Transcribe the whole listing without a single picture.

===== Data section =====

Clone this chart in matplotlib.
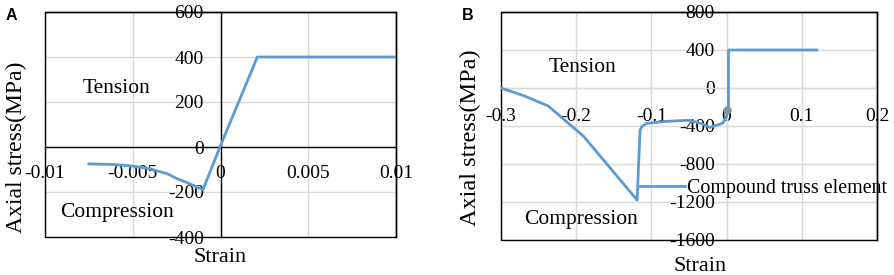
import matplotlib
matplotlib.use("Agg")
import matplotlib.pyplot as plt
from matplotlib.patches import Rectangle
from matplotlib.lines import Line2D

# ---------------- data ----------------
# Panel A
strain_a = [-0.0075, -0.006, -0.005, -0.004, -0.003, -0.0025, -0.002, -0.001, 0.0, 0.0021, 0.01]
stress_a = [-75, -78, -85, -97, -120, -140, -155, -190, 6, 400, 400]
xticks_a = [-0.01, -0.005, 0, 0.005, 0.01]
xlabels_a = ["-0.01", "-0.005", "0", "0.005", "0.01"]
yticks_a = [-400, -200, 0, 200, 400, 600]
ylabels_a = ["-400", "-200", "0", "200", "400", "600"]

# Panel B
strain_b = [-0.3, -0.27, -0.237, -0.19, -0.119, -0.117, -0.115, -0.112, -0.106, -0.085,
            -0.066, -0.05, -0.035, -0.022, -0.005, 0.0, 0.001, 0.0025, 0.0025, 0.12]
stress_b = [0, -80, -190, -510, -1180, -800, -440, -400, -372, -355,
            -345, -340, -370, -415, -370, -300, -235, -235, 400, 400]
marker_b = (0.001, -235)
xticks_b = [-0.3, -0.2, -0.1, 0, 0.1, 0.2]
xlabels_b = ["-0.3", "-0.2", "-0.1", "0", "0.1", "0.2"]
yticks_b = [-1600, -1200, -800, -400, 0, 400, 800]
ylabels_b = ["-1600", "-1200", "-800", "-400", "0", "400", "800"]
legend_label = "Compound truss element"

# ---------------- style ----------------
SERIF = ["Liberation Serif", "DejaVu Serif"]
plt.rcParams["font.family"] = SERIF
LINE = "#5B9BD5"
GRID = "#d9d9d9"
TICK_FS = 14
TXT_FS = 15.5

W, H = 894, 275
fig = plt.figure(figsize=(W / 100, H / 100), dpi=100)


def px_axes(l, r, t, b):
    return fig.add_axes([l / W, 1 - b / H, (r - l) / W, (b - t) / H])


def setup(ax, xlim, ylim, xt, xl, yt, yl, spine_color, xpad, ypad):
    ax.set_xlim(*xlim)
    ax.set_ylim(*ylim)
    ax.set_xticks(xt)
    ax.set_xticklabels(xl)
    ax.set_yticks(yt)
    ax.set_yticklabels(yl)
    ax.grid(True, color=GRID, lw=1)
    ax.set_axisbelow(True)
    for s in ("left", "bottom"):
        ax.spines[s].set_position(("data", 0))
        ax.spines[s].set_color(spine_color)
        ax.spines[s].set_linewidth(1)
    for s in ("top", "right"):
        ax.spines[s].set_color("black")
        ax.spines[s].set_linewidth(1)
    ax.add_patch(Rectangle((0, 0), 1, 1, transform=ax.transAxes, fill=False,
                           edgecolor="black", lw=1, clip_on=False, zorder=2.6))
    ax.tick_params(axis="x", length=0, pad=xpad, labelsize=TICK_FS)
    ax.tick_params(axis="y", length=0, pad=ypad, labelsize=TICK_FS)


# Panel A
axA = px_axes(45, 396, 12, 237)
setup(axA, (-0.01, 0.01), (-400, 600), xticks_a, xlabels_a, yticks_a, ylabels_a,
      "black", 13, 12)
axA.plot(strain_a, stress_a, color=LINE, lw=2, zorder=3)
axA.text(-0.0059, 262, "Tension", fontsize=TXT_FS, ha="center", va="center")
axA.text(-0.0059, -289, "Compression", fontsize=TXT_FS, ha="center", va="center")
axA.text(0.5, -0.089, "Strain", transform=axA.transAxes, fontsize=16, ha="center", va="center")
fig.text(16 / W, 1 - 147 / H, "Axial stress(MPa)", rotation=90, fontsize=17,
         ha="center", va="center")
fig.text(6 / W, 1 - 15 / H, "A", fontsize=11.5, fontweight="bold",
         family=["Liberation Sans", "DejaVu Sans"], ha="left", va="center")

# Panel B
axB = px_axes(501, 877, 12, 240)
setup(axB, (-0.3, 0.2), (-1600, 800), xticks_b, xlabels_b, yticks_b, ylabels_b,
      GRID, 14.5, 8.5)
lineB, = axB.plot(strain_b, stress_b, color=LINE, lw=2, zorder=3)
axB.plot([marker_b[0]], [marker_b[1]], "o", ms=5, color="#7f93ad", zorder=4)
axB.text(-0.1915, 221, "Tension", fontsize=TXT_FS, ha="center", va="center")
axB.text(-0.194, -1389, "Compression", fontsize=TXT_FS, ha="center", va="center")
axB.text(0.53, -0.118, "Strain", transform=axB.transAxes, fontsize=16, ha="center", va="center")
axB.legend(handles=[Line2D([], [], color=LINE, lw=2)], labels=[legend_label],
           loc="center left", bbox_to_anchor=(0.37, 0.2268), frameon=False,
           fontsize=14.4, handlelength=2.25, handletextpad=0.1,
           borderpad=0, borderaxespad=0)
fig.text(470 / W, 1 - 138 / H, "Axial stress(MPa)", rotation=90, fontsize=17.5,
         ha="center", va="center")
fig.text(462 / W, 1 - 15 / H, "B", fontsize=11.5, fontweight="bold",
         family=["Liberation Sans", "DejaVu Sans"], ha="left", va="center")

fig.savefig("out.png", dpi=100)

=====

→ **Written solution**:
Clone this chart in matplotlib.
import matplotlib
matplotlib.use("Agg")
import matplotlib.pyplot as plt
from matplotlib.patches import Rectangle
from matplotlib.lines import Line2D

# ---------------- data ----------------
# Panel A
strain_a = [-0.0075, -0.006, -0.005, -0.004, -0.003, -0.0025, -0.002, -0.001, 0.0, 0.0021, 0.01]
stress_a = [-75, -78, -85, -97, -120, -140, -155, -190, 6, 400, 400]
xticks_a = [-0.01, -0.005, 0, 0.005, 0.01]
xlabels_a = ["-0.01", "-0.005", "0", "0.005", "0.01"]
yticks_a = [-400, -200, 0, 200, 400, 600]
ylabels_a = ["-400", "-200", "0", "200", "400", "600"]

# Panel B
strain_b = [-0.3, -0.27, -0.237, -0.19, -0.119, -0.117, -0.115, -0.112, -0.106, -0.085,
            -0.066, -0.05, -0.035, -0.022, -0.005, 0.0, 0.001, 0.0025, 0.0025, 0.12]
stress_b = [0, -80, -190, -510, -1180, -800, -440, -400, -372, -355,
            -345, -340, -370, -415, -370, -300, -235, -235, 400, 400]
marker_b = (0.001, -235)
xticks_b = [-0.3, -0.2, -0.1, 0, 0.1, 0.2]
xlabels_b = ["-0.3", "-0.2", "-0.1", "0", "0.1", "0.2"]
yticks_b = [-1600, -1200, -800, -400, 0, 400, 800]
ylabels_b = ["-1600", "-1200", "-800", "-400", "0", "400", "800"]
legend_label = "Compound truss element"

# ---------------- style ----------------
SERIF = ["Liberation Serif", "DejaVu Serif"]
plt.rcParams["font.family"] = SERIF
LINE = "#5B9BD5"
GRID = "#d9d9d9"
TICK_FS = 14
TXT_FS = 15.5

W, H = 894, 275
fig = plt.figure(figsize=(W / 100, H / 100), dpi=100)


def px_axes(l, r, t, b):
    return fig.add_axes([l / W, 1 - b / H, (r - l) / W, (b - t) / H])


def setup(ax, xlim, ylim, xt, xl, yt, yl, spine_color, xpad, ypad):
    ax.set_xlim(*xlim)
    ax.set_ylim(*ylim)
    ax.set_xticks(xt)
    ax.set_xticklabels(xl)
    ax.set_yticks(yt)
    ax.set_yticklabels(yl)
    ax.grid(True, color=GRID, lw=1)
    ax.set_axisbelow(True)
    for s in ("left", "bottom"):
        ax.spines[s].set_position(("data", 0))
        ax.spines[s].set_color(spine_color)
        ax.spines[s].set_linewidth(1)
    for s in ("top", "right"):
        ax.spines[s].set_color("black")
        ax.spines[s].set_linewidth(1)
    ax.add_patch(Rectangle((0, 0), 1, 1, transform=ax.transAxes, fill=False,
                           edgecolor="black", lw=1, clip_on=False, zorder=2.6))
    ax.tick_params(axis="x", length=0, pad=xpad, labelsize=TICK_FS)
    ax.tick_params(axis="y", length=0, pad=ypad, labelsize=TICK_FS)


# Panel A
axA = px_axes(45, 396, 12, 237)
setup(axA, (-0.01, 0.01), (-400, 600), xticks_a, xlabels_a, yticks_a, ylabels_a,
      "black", 13, 12)
axA.plot(strain_a, stress_a, color=LINE, lw=2, zorder=3)
axA.text(-0.0059, 262, "Tension", fontsize=TXT_FS, ha="center", va="center")
axA.text(-0.0059, -289, "Compression", fontsize=TXT_FS, ha="center", va="center")
axA.text(0.5, -0.089, "Strain", transform=axA.transAxes, fontsize=16, ha="center", va="center")
fig.text(16 / W, 1 - 147 / H, "Axial stress(MPa)", rotation=90, fontsize=17,
         ha="center", va="center")
fig.text(6 / W, 1 - 15 / H, "A", fontsize=11.5, fontweight="bold",
         family=["Liberation Sans", "DejaVu Sans"], ha="left", va="center")

# Panel B
axB = px_axes(501, 877, 12, 240)
setup(axB, (-0.3, 0.2), (-1600, 800), xticks_b, xlabels_b, yticks_b, ylabels_b,
      GRID, 14.5, 8.5)
lineB, = axB.plot(strain_b, stress_b, color=LINE, lw=2, zorder=3)
axB.plot([marker_b[0]], [marker_b[1]], "o", ms=5, color="#7f93ad", zorder=4)
axB.text(-0.1915, 221, "Tension", fontsize=TXT_FS, ha="center", va="center")
axB.text(-0.194, -1389, "Compression", fontsize=TXT_FS, ha="center", va="center")
axB.text(0.53, -0.118, "Strain", transform=axB.transAxes, fontsize=16, ha="center", va="center")
axB.legend(handles=[Line2D([], [], color=LINE, lw=2)], labels=[legend_label],
           loc="center left", bbox_to_anchor=(0.37, 0.2268), frameon=False,
           fontsize=14.4, handlelength=2.25, handletextpad=0.1,
           borderpad=0, borderaxespad=0)
fig.text(470 / W, 1 - 138 / H, "Axial stress(MPa)", rotation=90, fontsize=17.5,
         ha="center", va="center")
fig.text(462 / W, 1 - 15 / H, "B", fontsize=11.5, fontweight="bold",
         family=["Liberation Sans", "DejaVu Sans"], ha="left", va="center")

fig.savefig("out.png", dpi=100)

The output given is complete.